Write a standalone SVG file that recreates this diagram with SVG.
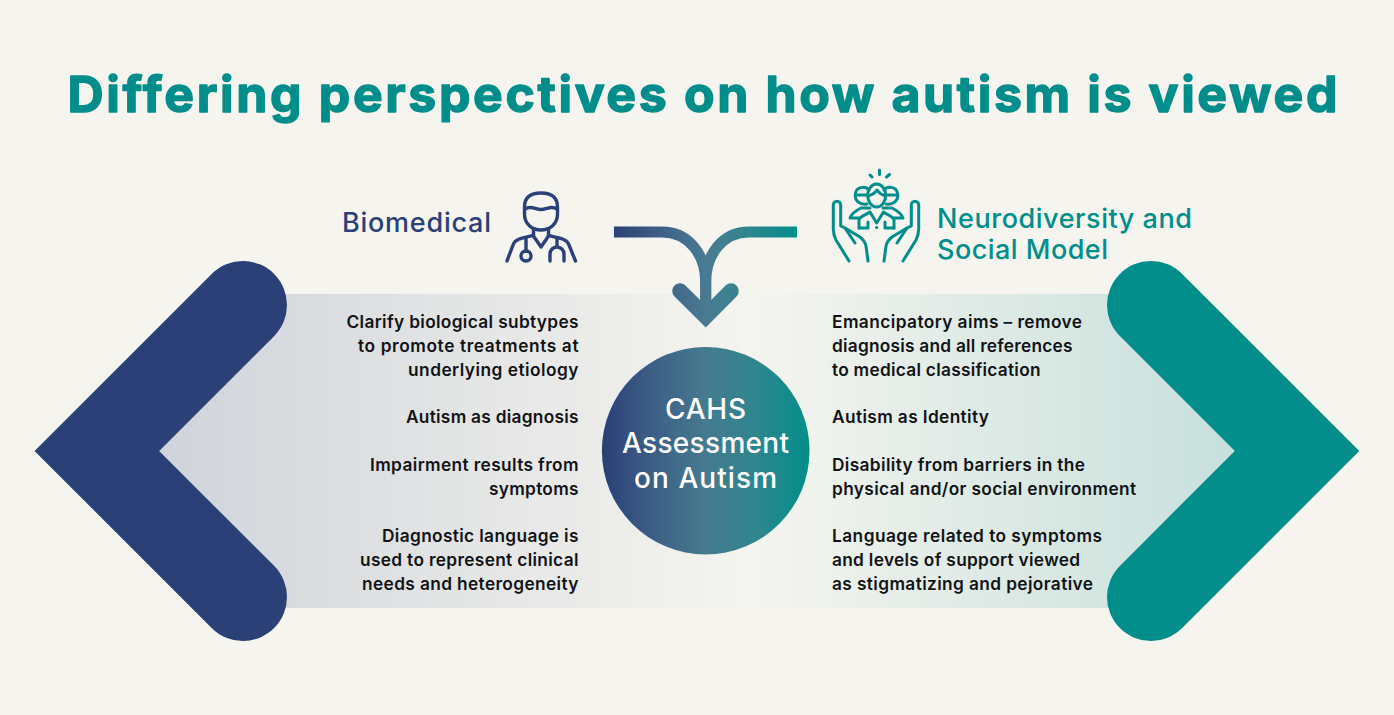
<svg xmlns="http://www.w3.org/2000/svg" width="1394" height="715" viewBox="0 0 1394 715">
<style>
.t{font-family:"Inter","Liberation Sans",sans-serif;font-size:17.3px;font-weight:560;fill:#111316}
.e{text-anchor:end}
.h{font-family:"Inter","Liberation Sans",sans-serif;font-size:27px;font-weight:500}
.c{font-family:"Inter","Liberation Sans",sans-serif;font-size:28px;font-weight:500;fill:#fff;text-anchor:middle}
.ttl{font-family:"Inter","Liberation Sans",sans-serif;font-size:50px;font-weight:700;fill:#018e8a;stroke:#018e8a;stroke-width:1.4;stroke-linejoin:round}
.ic{fill:none;stroke-linecap:round;stroke-linejoin:round}
.nv{stroke:#2a4076;stroke-width:3.4}
.tl{stroke:#018e8a;stroke-width:3}
</style>
<defs>
<linearGradient id="bar" gradientUnits="userSpaceOnUse" x1="158" y1="0" x2="1235" y2="0">
<stop offset="0" stop-color="#d0d4da"/><stop offset="0.55" stop-color="#f5f4ef"/><stop offset="1" stop-color="#c7e0dc"/>
</linearGradient>
<linearGradient id="circ" gradientUnits="userSpaceOnUse" x1="602" y1="0" x2="809" y2="0">
<stop offset="0" stop-color="#2a4076"/><stop offset="0.25" stop-color="#3e5f86"/><stop offset="0.5" stop-color="#457a8f"/><stop offset="0.75" stop-color="#2f868f"/><stop offset="1" stop-color="#018e8a"/>
</linearGradient>
<linearGradient id="conn" gradientUnits="userSpaceOnUse" x1="614" y1="0" x2="797" y2="0">
<stop offset="0" stop-color="#2a4076"/><stop offset="0.25" stop-color="#3e5f86"/><stop offset="0.5" stop-color="#4a7b93"/><stop offset="0.75" stop-color="#2f868f"/><stop offset="1" stop-color="#018e8a"/>
</linearGradient>
</defs>
<rect width="1394" height="715" fill="#f5f4ef"/>
<text class="ttl" x="67.500" y="111.500" textLength="1270" lengthAdjust="spacing">Differing perspectives on how autism is viewed</text>
<polygon id="band" points="243,294 1151,294 1235,451 1151,608 243,608 158,451" fill="url(#bar)"/>
<g id="chevron-left"><polyline points="243,305 96.800,451 243,597" fill="none" stroke="#2a4076" stroke-width="88" stroke-linecap="round" stroke-linejoin="miter" stroke-miterlimit="4"/></g>
<g id="chevron-right"><polyline points="1151,305 1297,451 1151,597" fill="none" stroke="#018e8a" stroke-width="88" stroke-linecap="round" stroke-linejoin="miter" stroke-miterlimit="4"/></g>
<g id="connectors" fill="none" stroke="url(#conn)">
<path d="M614,232 H662 C688,232 705.700,254 705.700,282 V315" stroke-width="11"/>
<path d="M797,232 H749 C723,232 705.700,254 705.700,282 V315" stroke-width="11"/>
<polyline points="680,291 705.700,316.500 731,291" stroke-width="15.500" stroke-linecap="round" stroke-linejoin="miter"/>
</g>
<g id="node-biomedical">
<text class="h" x="342" y="231.500" textLength="149" fill="#2a4076">Biomedical</text>
<g class="ic nv">
<path d="M524.500,207 C524.500,197 531,193 541,193 C551,193 557.500,197 557.500,207 V214 C557.500,224 550,230 541,230 C532,230 524.500,224 524.500,214 Z"/>
<path d="M525,209 C531,205 535,209.500 541,209.500 C547,209.500 551,205 557,209"/>
<path d="M533.500,229 V236 L541,247 L548.500,236 V229"/>
<path d="M507,261 L513,245 C515,239 522,238 533,235.500"/>
<path d="M575.500,261 L569,245 C567,239 560,238 548.500,235.500"/>
<path d="M526,238 V251"/><circle cx="526" cy="256" r="5"/>
<path d="M557,238 V246"/>
<path d="M550,261 V254 A7,7 0 0 1 564,254 V261"/>
</g>
</g>
<g id="node-neurodiversity">
<text class="h" x="937" y="227.500" textLength="255" fill="#018e8a">Neurodiversity and</text>
<text class="h" x="937" y="258.500" textLength="171" fill="#018e8a">Social Model</text>
<g class="ic tl">
<path d="M870,175 L872,177 M879.500,170 V174.500 M886.500,177 L889.500,174.500"/>
<ellipse cx="876.700" cy="195.500" rx="9" ry="11.500"/>
<path d="M868,196 C872,195 875,193 877,190 C879,193 882,195 885.500,196"/>
<path d="M869,190 C866,186 857,186 855.500,193 C854,201 860,205 867,204"/>
<path d="M884,190 C887,186 896,186 897.500,193 C899,201 893,205 886,204"/>
<path d="M855.500,195 H867 M886,195 H897.500"/>
<path d="M870,208 L861,208 C857,210 852,213 850,218 H859"/>
<path d="M883,208 L892,208 C896,210 901,213 903,218 H894"/>
<path d="M859,228 V220 C860,216 866,215 870,212 L876.700,223 L883.500,212 C887,215 893,216 894,220 V228"/>
<path d="M859,228 H868 V222 M885,222 V228 H894 M876.600,227.500 H876.800"/>
<path d="M849,261 L836,240 Q833.300,235 833.300,229 V205 A3.700,3.700 0 0 1 840.700,205 V226 L845,228 L860,237 Q865,241 866,246 L868,261"/>
<path d="M845,228 L855,243"/>
<path d="M903,261 L916,240 Q918.700,235 918.700,229 V205 A3.700,3.700 0 0 0 911.300,205 V226 L907,228 L892,237 Q887,241 886,246 L884,261"/>
<path d="M907,228 L897,243"/>
</g>
</g>
<g id="node-left-text">
<text class="t e" x="578.500" y="327.500" textLength="232">Clarify biological subtypes</text>
<text class="t e" x="578.500" y="351.500" textLength="220.500">to promote treatments at</text>
<text class="t e" x="578.500" y="375.500" textLength="170.500">underlying etiology</text>
<text class="t e" x="578.500" y="422.500" textLength="172.500">Autism as diagnosis</text>
<text class="t e" x="578.500" y="470.500" textLength="208.500">Impairment results from</text>
<text class="t e" x="578.500" y="494.500" textLength="89.500">symptoms</text>
<text class="t e" x="578.500" y="541.500" textLength="196.500">Diagnostic language is</text>
<text class="t e" x="578.500" y="565.500" textLength="218.500">used to represent clinical</text>
<text class="t e" x="578.500" y="589.500" textLength="216.500">needs and heterogeneity</text>
</g>
<g id="node-right-text">
<text class="t" x="832" y="327.500" textLength="250">Emancipatory aims – remove</text>
<text class="t" x="832" y="351.500" textLength="240.500">diagnosis and all references</text>
<text class="t" x="832" y="375.500" textLength="208.500">to medical classification</text>
<text class="t" x="832" y="422.500" textLength="157">Autism as Identity</text>
<text class="t" x="832" y="470.500" textLength="253">Disability from barriers in the</text>
<text class="t" x="832" y="494.500" textLength="304">physical and/or social environment</text>
<text class="t" x="832" y="541.500" textLength="270">Language related to symptoms</text>
<text class="t" x="832" y="565.500" textLength="248">and levels of support viewed</text>
<text class="t" x="832" y="589.500" textLength="261">as stigmatizing and pejorative</text>
</g>
<g id="node-center">
<circle cx="705.700" cy="450.700" r="103.800" fill="url(#circ)"/>
<text class="c" x="705.500" y="418.500" textLength="81">CAHS</text>
<text class="c" x="705.500" y="453" textLength="167">Assessment</text>
<text class="c" x="705.500" y="487.500" textLength="143">on Autism</text>
</g>
</svg>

--

Pictures are to be left out; repeat all the remaining data exactly.

Write a standalone SVG file that recreates this diagram with SVG.
<svg xmlns="http://www.w3.org/2000/svg" width="1394" height="715" viewBox="0 0 1394 715">
<style>
.t{font-family:"Inter","Liberation Sans",sans-serif;font-size:17.3px;font-weight:560;fill:#111316}
.e{text-anchor:end}
.h{font-family:"Inter","Liberation Sans",sans-serif;font-size:27px;font-weight:500}
.c{font-family:"Inter","Liberation Sans",sans-serif;font-size:28px;font-weight:500;fill:#fff;text-anchor:middle}
.ttl{font-family:"Inter","Liberation Sans",sans-serif;font-size:50px;font-weight:700;fill:#018e8a;stroke:#018e8a;stroke-width:1.4;stroke-linejoin:round}
.ic{fill:none;stroke-linecap:round;stroke-linejoin:round}
.nv{stroke:#2a4076;stroke-width:3.4}
.tl{stroke:#018e8a;stroke-width:3}
</style>
<defs>
<linearGradient id="bar" gradientUnits="userSpaceOnUse" x1="158" y1="0" x2="1235" y2="0">
<stop offset="0" stop-color="#d0d4da"/><stop offset="0.55" stop-color="#f5f4ef"/><stop offset="1" stop-color="#c7e0dc"/>
</linearGradient>
<linearGradient id="circ" gradientUnits="userSpaceOnUse" x1="602" y1="0" x2="809" y2="0">
<stop offset="0" stop-color="#2a4076"/><stop offset="0.25" stop-color="#3e5f86"/><stop offset="0.5" stop-color="#457a8f"/><stop offset="0.75" stop-color="#2f868f"/><stop offset="1" stop-color="#018e8a"/>
</linearGradient>
<linearGradient id="conn" gradientUnits="userSpaceOnUse" x1="614" y1="0" x2="797" y2="0">
<stop offset="0" stop-color="#2a4076"/><stop offset="0.25" stop-color="#3e5f86"/><stop offset="0.5" stop-color="#4a7b93"/><stop offset="0.75" stop-color="#2f868f"/><stop offset="1" stop-color="#018e8a"/>
</linearGradient>
</defs>
<rect width="1394" height="715" fill="#f5f4ef"/>
<text class="ttl" x="67.500" y="111.500" textLength="1270" lengthAdjust="spacing">Differing perspectives on how autism is viewed</text>
<polygon id="band" points="243,294 1151,294 1235,451 1151,608 243,608 158,451" fill="url(#bar)"/>
<g id="chevron-left"><polyline points="243,305 96.800,451 243,597" fill="none" stroke="#2a4076" stroke-width="88" stroke-linecap="round" stroke-linejoin="miter" stroke-miterlimit="4"/></g>
<g id="chevron-right"><polyline points="1151,305 1297,451 1151,597" fill="none" stroke="#018e8a" stroke-width="88" stroke-linecap="round" stroke-linejoin="miter" stroke-miterlimit="4"/></g>
<g id="connectors" fill="none" stroke="url(#conn)">
<path d="M614,232 H662 C688,232 705.700,254 705.700,282 V315" stroke-width="11"/>
<path d="M797,232 H749 C723,232 705.700,254 705.700,282 V315" stroke-width="11"/>
<polyline points="680,291 705.700,316.500 731,291" stroke-width="15.500" stroke-linecap="round" stroke-linejoin="miter"/>
</g>
<g id="node-biomedical">
<text class="h" x="342" y="231.500" textLength="149" fill="#2a4076">Biomedical</text>
<g class="ic nv">
<path d="M524.500,207 C524.500,197 531,193 541,193 C551,193 557.500,197 557.500,207 V214 C557.500,224 550,230 541,230 C532,230 524.500,224 524.500,214 Z"/>
<path d="M525,209 C531,205 535,209.500 541,209.500 C547,209.500 551,205 557,209"/>
<path d="M533.500,229 V236 L541,247 L548.500,236 V229"/>
<path d="M507,261 L513,245 C515,239 522,238 533,235.500"/>
<path d="M575.500,261 L569,245 C567,239 560,238 548.500,235.500"/>
<path d="M526,238 V251"/><circle cx="526" cy="256" r="5"/>
<path d="M557,238 V246"/>
<path d="M550,261 V254 A7,7 0 0 1 564,254 V261"/>
</g>
</g>
<g id="node-neurodiversity">
<text class="h" x="937" y="227.500" textLength="255" fill="#018e8a">Neurodiversity and</text>
<text class="h" x="937" y="258.500" textLength="171" fill="#018e8a">Social Model</text>
<g class="ic tl">
<path d="M870,175 L872,177 M879.500,170 V174.500 M886.500,177 L889.500,174.500"/>
<ellipse cx="876.700" cy="195.500" rx="9" ry="11.500"/>
<path d="M868,196 C872,195 875,193 877,190 C879,193 882,195 885.500,196"/>
<path d="M869,190 C866,186 857,186 855.500,193 C854,201 860,205 867,204"/>
<path d="M884,190 C887,186 896,186 897.500,193 C899,201 893,205 886,204"/>
<path d="M855.500,195 H867 M886,195 H897.500"/>
<path d="M870,208 L861,208 C857,210 852,213 850,218 H859"/>
<path d="M883,208 L892,208 C896,210 901,213 903,218 H894"/>
<path d="M859,228 V220 C860,216 866,215 870,212 L876.700,223 L883.500,212 C887,215 893,216 894,220 V228"/>
<path d="M859,228 H868 V222 M885,222 V228 H894 M876.600,227.500 H876.800"/>
<path d="M849,261 L836,240 Q833.300,235 833.300,229 V205 A3.700,3.700 0 0 1 840.700,205 V226 L845,228 L860,237 Q865,241 866,246 L868,261"/>
<path d="M845,228 L855,243"/>
<path d="M903,261 L916,240 Q918.700,235 918.700,229 V205 A3.700,3.700 0 0 0 911.300,205 V226 L907,228 L892,237 Q887,241 886,246 L884,261"/>
<path d="M907,228 L897,243"/>
</g>
</g>
<g id="node-left-text">
<text class="t e" x="578.500" y="327.500" textLength="232">Clarify biological subtypes</text>
<text class="t e" x="578.500" y="351.500" textLength="220.500">to promote treatments at</text>
<text class="t e" x="578.500" y="375.500" textLength="170.500">underlying etiology</text>
<text class="t e" x="578.500" y="422.500" textLength="172.500">Autism as diagnosis</text>
<text class="t e" x="578.500" y="470.500" textLength="208.500">Impairment results from</text>
<text class="t e" x="578.500" y="494.500" textLength="89.500">symptoms</text>
<text class="t e" x="578.500" y="541.500" textLength="196.500">Diagnostic language is</text>
<text class="t e" x="578.500" y="565.500" textLength="218.500">used to represent clinical</text>
<text class="t e" x="578.500" y="589.500" textLength="216.500">needs and heterogeneity</text>
</g>
<g id="node-right-text">
<text class="t" x="832" y="327.500" textLength="250">Emancipatory aims – remove</text>
<text class="t" x="832" y="351.500" textLength="240.500">diagnosis and all references</text>
<text class="t" x="832" y="375.500" textLength="208.500">to medical classification</text>
<text class="t" x="832" y="422.500" textLength="157">Autism as Identity</text>
<text class="t" x="832" y="470.500" textLength="253">Disability from barriers in the</text>
<text class="t" x="832" y="494.500" textLength="304">physical and/or social environment</text>
<text class="t" x="832" y="541.500" textLength="270">Language related to symptoms</text>
<text class="t" x="832" y="565.500" textLength="248">and levels of support viewed</text>
<text class="t" x="832" y="589.500" textLength="261">as stigmatizing and pejorative</text>
</g>
<g id="node-center">
<circle cx="705.700" cy="450.700" r="103.800" fill="url(#circ)"/>
<text class="c" x="705.500" y="418.500" textLength="81">CAHS</text>
<text class="c" x="705.500" y="453" textLength="167">Assessment</text>
<text class="c" x="705.500" y="487.500" textLength="143">on Autism</text>
</g>
</svg>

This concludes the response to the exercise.